Solar power, wind energy and bio- fuels will grow faster than other energy sources but their combined share will not be able to meet the growing energy demand before 2040, a senior manager of U.S. energy giant Exxon Mobil said Wednesday.
Presenting Exxon Mobil’s Energy Outlook 2040 at the ongoing World Future Energy Summit 2013, which runs in its 6th edition, Morton Mauritzen said that the share of green and clean energy of the global energy mix will rise 6-fold by 2040, to 5.8 percent from the current one percent.
“We do not expect that solar, wind and bio-fuel will gain a larger share because these energy sources are not scalable,” said Mauritzen who overlooks Exxon Mobil’s operations in the UAE, a major oil supplier and the world’s largest company in terms of revenue.

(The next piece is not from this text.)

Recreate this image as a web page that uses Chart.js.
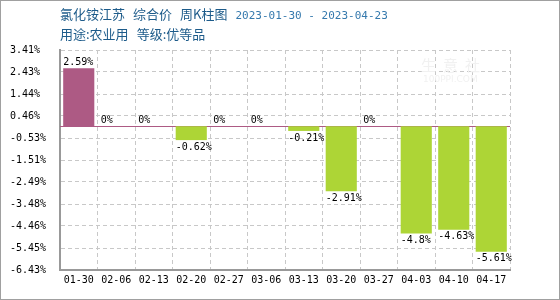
<!DOCTYPE html>
<html><head><meta charset="utf-8">
<script src="https://cdn.jsdelivr.net/npm/chart.js@4"></script>
<style>
html,body{margin:0;padding:0;background:#fff;}
#wrap{position:relative;width:560px;height:300px;overflow:hidden;background:#fff;}
#frame{position:absolute;left:0;top:0;width:560px;height:300px;box-sizing:border-box;border:1px solid #a0a0a0;pointer-events:none;}
.t{position:absolute;white-space:nowrap;font-family:"Noto Sans CJK SC";font-size:13px;line-height:16px;color:#1d5b8a;}
.t span{margin-right:8px;}
.d{font-family:"DejaVu Sans Mono";font-size:11px;color:#3579ad;}
.wm{position:absolute;white-space:nowrap;color:#f1f1f1;pointer-events:none;}
</style></head>
<body>
<div id="wrap">
  <div class="wm" style="left:421px;top:54px;font-family:'Noto Sans CJK SC';font-size:15px;letter-spacing:7px;">生意社</div>
  <div class="wm" style="left:423px;top:74px;font-family:'DejaVu Sans';font-size:9px;">100PPI.COM</div>
  <canvas id="c" width="560" height="300"></canvas>
  <div class="t" style="left:60px;top:6px;"><span>氯化铵江苏</span><span>综合价</span><span>周K柱图</span><span class="d">2023-01-30 - 2023-04-23</span></div>
  <div class="t" style="left:60px;top:26px;"><span>用途:农业用</span><span>等级:优等品</span></div>
  <div id="frame"></div>
</div>
<script>
const categories = ['01-30','02-06','02-13','02-20','02-27','03-06','03-13','03-20','03-27','04-03','04-10','04-17'];
const values = [2.59, 0, 0, -0.62, 0, 0, -0.21, -2.91, 0, -4.8, -4.63, -5.61];
const yTicks = [3.41, 2.43, 1.44, 0.46, -0.53, -1.51, -2.49, -3.48, -4.46, -5.45, -6.43];

const POS = '#ad5a84', NEG = '#add536';
const monoFont = {family: 'DejaVu Sans Mono', size: 10};

const zeroLine = {
  id: 'zeroLine',
  beforeDatasetsDraw(chart) {
    const {ctx, chartArea, scales: {y}} = chart;
    const py = Math.round(y.getPixelForValue(0)) + 0.5;
    ctx.save();
    ctx.strokeStyle = POS;
    ctx.lineWidth = 1;
    ctx.beginPath();
    ctx.moveTo(chartArea.left, py);
    ctx.lineTo(chartArea.right, py);
    ctx.stroke();
    ctx.restore();
  }
};

const barLabels = {
  id: 'barLabels',
  afterDatasetsDraw(chart) {
    const {ctx} = chart;
    const meta = chart.getDatasetMeta(0);
    ctx.save();
    ctx.font = '10px "DejaVu Sans Mono"';
    ctx.fillStyle = '#000';
    ctx.textAlign = 'left';
    meta.data.forEach((el, i) => {
      const v = values[i];
      const x = el.x - el.width / 2;
      const txt = String(v) + '%';
      if (v >= 0) {
        ctx.textBaseline = 'bottom';
        ctx.fillText(txt, x, Math.min(el.y, el.base) - 1);
      } else {
        ctx.textBaseline = 'top';
        ctx.fillText(txt, x, Math.max(el.y, el.base) + 2);
      }
    });
    ctx.restore();
  }
};

new Chart(document.getElementById('c'), {
  type: 'bar',
  data: {
    labels: categories,
    datasets: [{
      data: values,
      backgroundColor: ctx => (values[ctx.dataIndex] >= 0 ? POS : NEG),
      borderWidth: 0,
      barPercentage: 0.83,
      categoryPercentage: 1.0
    }]
  },
  options: {
    responsive: false,
    animation: false,
    devicePixelRatio: 1,
    layout: {padding: {left: 10, right: 50, top: 50, bottom: 0}},
    plugins: {legend: {display: false}, tooltip: {enabled: false}, title: {display: false}},
    scales: {
      x: {
        offset: true,
        grid: {offset: true, color: '#c8c8c8', lineWidth: 1, drawTicks: false},
        border: {display: true, color: '#999', width: 2, dash: [4, 3]},
        ticks: {font: monoFont, color: '#000', padding: 4, maxRotation: 0, autoSkip: false},
        afterFit: s => { s.height = 30; }
      },
      y: {
        min: yTicks[yTicks.length - 1],
        max: yTicks[0],
        afterBuildTicks: s => { s.ticks = yTicks.map(v => ({value: v})); },
        grid: {color: '#c8c8c8', lineWidth: 1, drawTicks: false},
        border: {display: true, color: '#999', width: 2, dash: [4, 3]},
        ticks: {font: monoFont, color: '#000', crossAlign: 'far', padding: 4,
                callback: v => Number(v).toFixed(2) + '%'},
        afterFit: s => { s.width = 50; }
      }
    }
  },
  plugins: [zeroLine, barLabels]
});
</script>
</body></html>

He said the world population is expected to hit 8.7 billion people in 2040, up from 7 billion in 2012, and consequently, the global energy demand will rise by 35 percent in the next thirty years. “This huge increase in power demand can’t be covered by alternative energy but only with fossil fuels as they are reliable, safe and accessible for all.”
Though the clean energy industry will grow at 6 percent per annum, the most significant shift in the energy mix will occur when natural gas displaces coal as the second-largest fuel by 2025, said Mauritzen.
Aldo Flores-Quiroga, the secretary general of the International Energy Forum in Riyadh, Saudi Arabia, which is an association of the largest energy producers and consumers, said that whilst he agreed with Mauritzen that the importance of gas will rise, clean and green energy might gain a larger share than Exxon Mobil was projecting.
“Until 2040, innovation and research will intensify in solar and wind power, so we might see some surprising developments in that field for the mass production.”
The 6th World Future Energy Summit will run through Thursday.